Thanks to Ann Higgins for the update on the Internet outages in the Middle East (Damaged undersea cable causes Internet outages across Middle East).
Apparently two undersea cables in the Mediterranean were damaged yesterday. Emergency teams are trying to find alternative routes for traffic – including satellite. It’s is expected to day takes to repair the situation. Right now, TeleGeography, a U.S. research group that tracks submarine cables around the world, estimated that the severed lines account for 75 percent of the capacity connecting Egypt and other Middle Eastern countries to Europe.
At this point no one knows what happened. Apparently cables get cut like this pretty frequently, but this is the first time that two have been cut and that has obviously upped the ante. The cables were about a half a mile apart from each other and somewhere between Alexandria, Egypt, and Palermo, Italy.

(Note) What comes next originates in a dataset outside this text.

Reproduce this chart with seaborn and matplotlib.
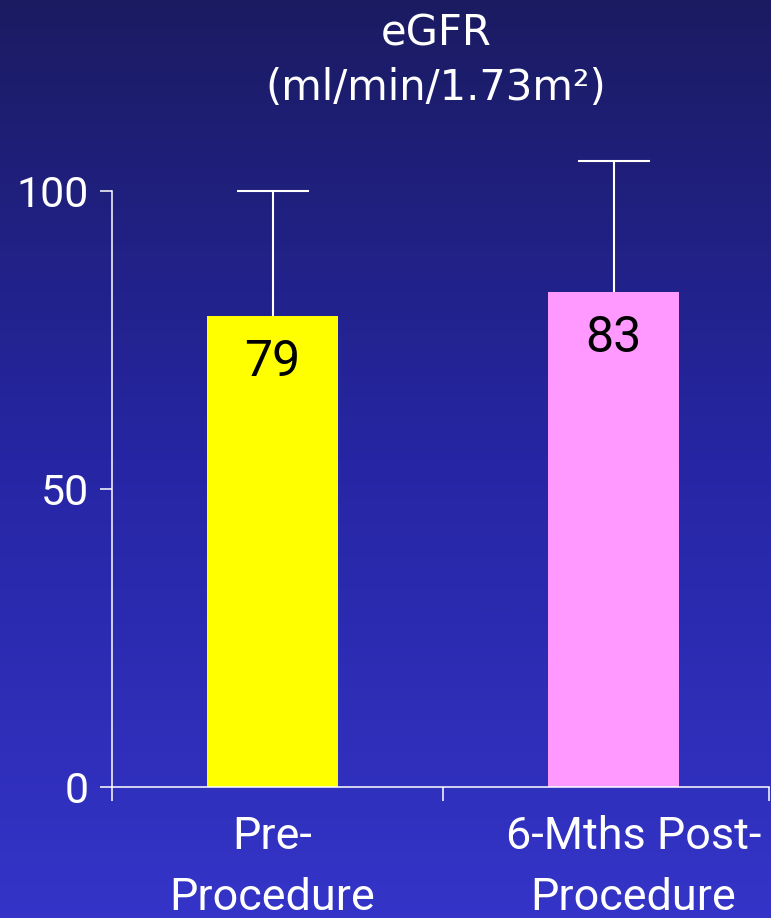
import numpy as np
import pandas as pd
import matplotlib
matplotlib.use("Agg")
import matplotlib.pyplot as plt
import matplotlib.transforms as mtransforms
import seaborn as sns
from matplotlib.colors import LinearSegmentedColormap

# eGFR before and six months after the procedure (mean with upper SD whisker)
categories = ["Pre-\nProcedure", "6-Mths Post-\nProcedure"]
egfr_mean = [79, 83]
egfr_sd = [21, 22]
bar_colors = ["#FFFF00", "#FF99FF"]
y_ticks = [0, 50, 100]
title_lines = ["eGFR", "(ml/min/1.73m²)"]

sns.set_theme(style="white")
plt.rcParams["font.family"] = ["Roboto", "DejaVu Sans"]

W, H = 771, 918
fig = plt.figure(figsize=(W / 100, H / 100), dpi=100)

# vertical navy-to-blue gradient behind everything
bg = fig.add_axes([0, 0, 1, 1], zorder=-10)
grad = np.linspace(0, 1, 512).reshape(-1, 1)
cmap = LinearSegmentedColormap.from_list("slide_bg", ["#1b1b62", "#2626a4", "#3434c8"])
bg.imshow(grad, aspect="auto", cmap=cmap, extent=[0, 1, 0, 1], origin="upper")
bg.set_axis_off()

left, right, top, bottom = 112, 769, 190.7, 787.3
ax = fig.add_axes([left / W, 1 - bottom / H, (right - left) / W, (bottom - top) / H])
ax.set_facecolor("none")

df = pd.DataFrame({"period": categories, "egfr": egfr_mean})
sns.barplot(data=df, x="period", y="egfr", hue="period", palette=bar_colors,
            width=0.384, saturation=1, legend=False, errorbar=None, ax=ax,
            zorder=2, linewidth=0, edgecolor="none")

# whiskers sit behind the bars so only the upper half shows
eb = ax.errorbar(range(len(egfr_mean)), egfr_mean, yerr=egfr_sd, fmt="none",
                 ecolor="white", elinewidth=1.5, capsize=26, capthick=1.5, zorder=1)
for art in list(eb.lines[1]) + list(eb.lines[2]):
    art.set_clip_on(False)

for i, v in enumerate(egfr_mean):
    ax.annotate(f"{v}", (i, v), xytext=(0, -16), textcoords="offset points",
                ha="center", va="top", fontsize=36, color="black")

x0, x1 = -0.4707, 1.456
ax.set_xlim(x0, x1)
ax.set_ylim(0, 100)
ax.set_yticks(y_ticks)
ax.set_xticks(range(len(categories)))
ax.set_xticklabels(categories)
ax.set_xticks([x0, 0.5, x1], minor=True)
ax.set_xlabel("")
ax.set_ylabel("")

for s in ["top", "right"]:
    ax.spines[s].set_visible(False)
for s in ["left", "bottom"]:
    ax.spines[s].set_color("white")
    ax.spines[s].set_linewidth(1.1)

ax.tick_params(axis="y", direction="out", length=8.6, width=1.1, color="white",
               labelcolor="white", labelsize=31, pad=8, left=True)
ax.tick_params(axis="x", which="major", length=0, labelcolor="white",
               labelsize=32.4, pad=21)
ax.tick_params(axis="x", which="minor", direction="out", length=10, width=1.1,
               color="white", bottom=True)
xlabels = ax.get_xticklabels()
for lbl in xlabels:
    lbl.set_linespacing(1.55)
# the second category label sits a little right of its bar
shift = mtransforms.ScaledTranslation(20 / 100, 0, fig.dpi_scale_trans)
xlabels[1].set_transform(xlabels[1].get_transform() + shift)

title_font = ["DejaVu Sans"]
fig.text(436 / W, 1 - 46 / H, title_lines[0], ha="center", va="baseline",
         fontsize=30, color="white", family=title_font)
fig.text(436 / W, 1 - 100 / H, title_lines[1], ha="center", va="baseline",
         fontsize=30, color="white", family=title_font)

fig.savefig("out.png", dpi=100)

I see that Egypt asked folks today to stop downloading movies and MP3s as they continue to work on the problem. I’ll post the quotation from the article below:
“Two of our cables are affected; everyone will go onto a third cable,” ministry spokesman Mohammed Taymur told AFP. “But that will not be enough bandwidth. The cable will be overloaded and no one will be able to get access” unless people honour the ministry request.
“People should know how to use the Internet because people who download music and films are going to affect businesses who have more important things to do,” he said.
It struck me because for some people downloading video and MP3s is there business!
Minnesota is a long way from Egypt – but we faced a similar problem last summer when the 35W Bridge collapsed. As I recall last summer we were able to get over this much smaller problem by opening up the wireless access in Minneapolis. It sounds as if in Egypt they’re trying their own version of that by going satellite.
I think it helps second Christopher Mitchell’s point in his latest publication Demystifying Wireless and Fiber-Optic Options, that fiber and wireless are not mutually exclusive – redundancy is a good reason to consider both.
I just can’t imagine going a few days without broadband.